La maladie fait dépérir en premier lieu les jeunes pousses latérales et finales (fig. 1). L’arbre forme alors des pousses de remplacement qui apparaissent sur les parties encore saines, avec une évolution vers des formes en buissons. Le champignon attaque non seulement les feuilles, mais aussi l’écorce, où il provoque des nécroses. Si les tissus sont nécrosés sur tout le pourtour de la branche, l’alimentation en eau et en nutriments des parties de la plante situées plus haut est interrompue. On observe alors des symptômes évidents de dépérissement, surtout sur les jeunes arbres (fig. 3). Les frênes peuvent également repousser l’infection, cicatriser les blessures et empêcher la progression du champignon dans le bois, de telle sorte que les nécroses ne sont souvent actives que pendant un an.

Les vieux frênes peuvent également dépérir

Une infection se renouvelant chaque année entraîne une mort rapide, surtout chez les jeunes frênes. Par contre, les arbres âgés survivent souvent à une attaque pluriannuelle des champignons, mais avec une proportion de branches mortes en couronne qui augmente. Plus l’infection est importante, plus les frênes âgés risquent également de dépérir, même si les surfaces touchées sont relativement petites.

On observe de plus en plus souvent des nécroses à la base du tronc, et pas seulement en couronne (fig. 4). Les frênes sont touchés par ce phénomène quel que soit leur âge, même si aucun symptôme de la maladie n’apparaît en couronne.
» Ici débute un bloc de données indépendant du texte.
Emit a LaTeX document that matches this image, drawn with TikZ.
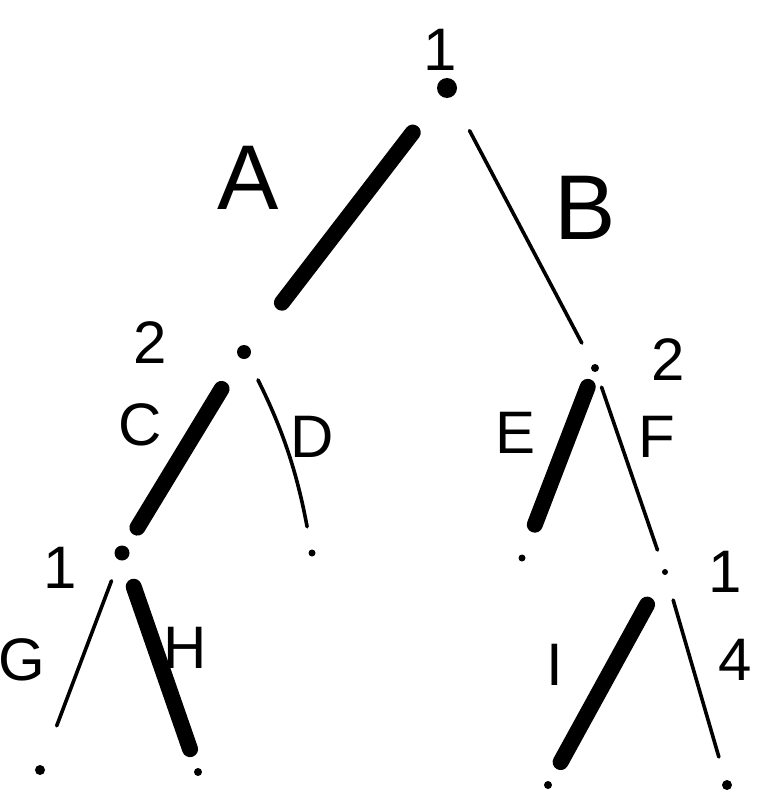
\documentclass[tikz,border=0pt]{standalone}
\usepackage{fontspec}
\setmainfont{Liberation Sans}
\begin{document}
\begin{tikzpicture}[x=1pt,y=-1pt,
  dot/.style={circle,fill=black,inner sep=0pt,minimum size=#1},
  dot/.default=4pt,
  thin/.style={line width=3.6pt,line cap=round},
  thick/.style={line width=16pt,line cap=round},
  lbl/.style={font=\fontsize{60}{60}\selectfont,inner sep=0pt},
  big/.style={font=\fontsize{92}{92}\selectfont,inner sep=0pt}]
\useasboundingbox (0,0) rectangle (757,800);
% nodes
\node[dot=20pt] (r) at (447,88) {};
\node[dot=14pt] (L) at (244,352) {};
\node[dot=8pt] (R) at (595,368) {};
\node[dot=15pt] (LL) at (122,553) {};
\node[dot=7pt] (LR) at (312,553) {};
\node[dot=7pt] (RL) at (522,558) {};
\node[dot=6pt] (RR) at (665,572) {};
\node[dot=10pt] (g) at (40,770) {};
\node[dot=8pt] (h) at (198,772) {};
\node[dot=8pt] (i) at (548,785) {};
\node[dot=10pt] (j) at (727,785) {};
% edges
\draw[thick,shorten <=46pt,shorten >=55pt] (r) -- (L);
\draw[thin,shorten <=38pt,shorten >=24pt] (r) -- (R);
\draw[thick,shorten <=36pt,shorten >=22pt] (L) -- (LL);
\draw[thin,shorten <=24pt,shorten >=23pt] (L) to[bend left=8] (LR);
\draw[thick,shorten <=16pt,shorten >=32pt] (R) -- (RL);
\draw[thin,shorten <=16pt,shorten >=20pt] (R) -- (RR);
\draw[thin,shorten <=22pt,shorten >=42pt] (LL) -- (g);
\draw[thick,shorten <=28pt,shorten >=20pt] (LL) -- (h);
\draw[thick,shorten <=34pt,shorten >=22pt] (RR) -- (i);
\draw[thin,shorten <=26pt,shorten >=24pt] (RR) -- (j);
% labels
\node[lbl] (p1) at (440,50) {1};
\node[big] (la) at (248,178) {A};
\node[big] (lb) at (585,208) {B};
\node[lbl] (p2l) at (150,343) {2};
\node[lbl] (p2r) at (668,360) {2};
\node[lbl] (lc) at (140,425) {C};
\node[lbl] (ld) at (312,437) {D};
\node[lbl] (le) at (516,433) {E};
\node[lbl] (lf) at (657,437) {F};
\node[lbl] (p1l) at (60,568) {1};
\node[lbl] (p1r) at (725,572) {1};
\node[lbl] (lg) at (22,660) {G};
\node[lbl] (lh) at (185,648) {H};
\node[lbl] (li) at (555,665) {I};
\node[lbl] (l4) at (735,660) {4};
\end{tikzpicture}
\end{document}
Il semble que l’agent pathogène pénètre dans l’écorce au pied du tronc et la fasse dépérir. Presque toujours, cette étape est suivie par une colonisation d’armilliaires (Armillaria sp.) accompagnés d’une pourriture blanche progressant rapidement au niveau de la base du tronc et des racines. Une stratégie de lutte éventuelle contre le flétrissement en cours d’étude (voir encadré).

Attention, danger!

Il est possible que les grosses branches des frênes fortement affectés par la maladie se rompent, avec des dommages aux personnes et aux biens dans les endroits exposés. En outre, les frênes touchés par la pourriture des racines sont moins stables, et peuvent représenter un danger pour les travaux forestiers ou lors des tempêtes. C’est pourquoi le WSL recommande d’abattre à titre préventif les frênes présentant 70 % de dommages en couronnes aux endroits à risques.

Un virus peut-il sauver les frênes?

Il n’est pas encore possible aujourd’hui de lutter efficacement contre le flétrissement du frêne. L’Institut fédéral de recherche WSL et le Nature Research Centre de Vilnius (Lituanie) étudient toutefois une piste prometteuse: les scientifiques ont pu identifier dans de nombreux échantillons de Lituanie et de Suisse un virus qui pourrait avoir le potentiel de freiner l’agent pathogène. Des expériences sont en cours pour étudier la variété génétique de ce virus et pour tester dans quelle mesure il peut limiter le développement du champignon. A moyen terme, les deux groupes de recherche veulent développer une méthode permettant de lutter biologiquement contre le flétrissement du frêne.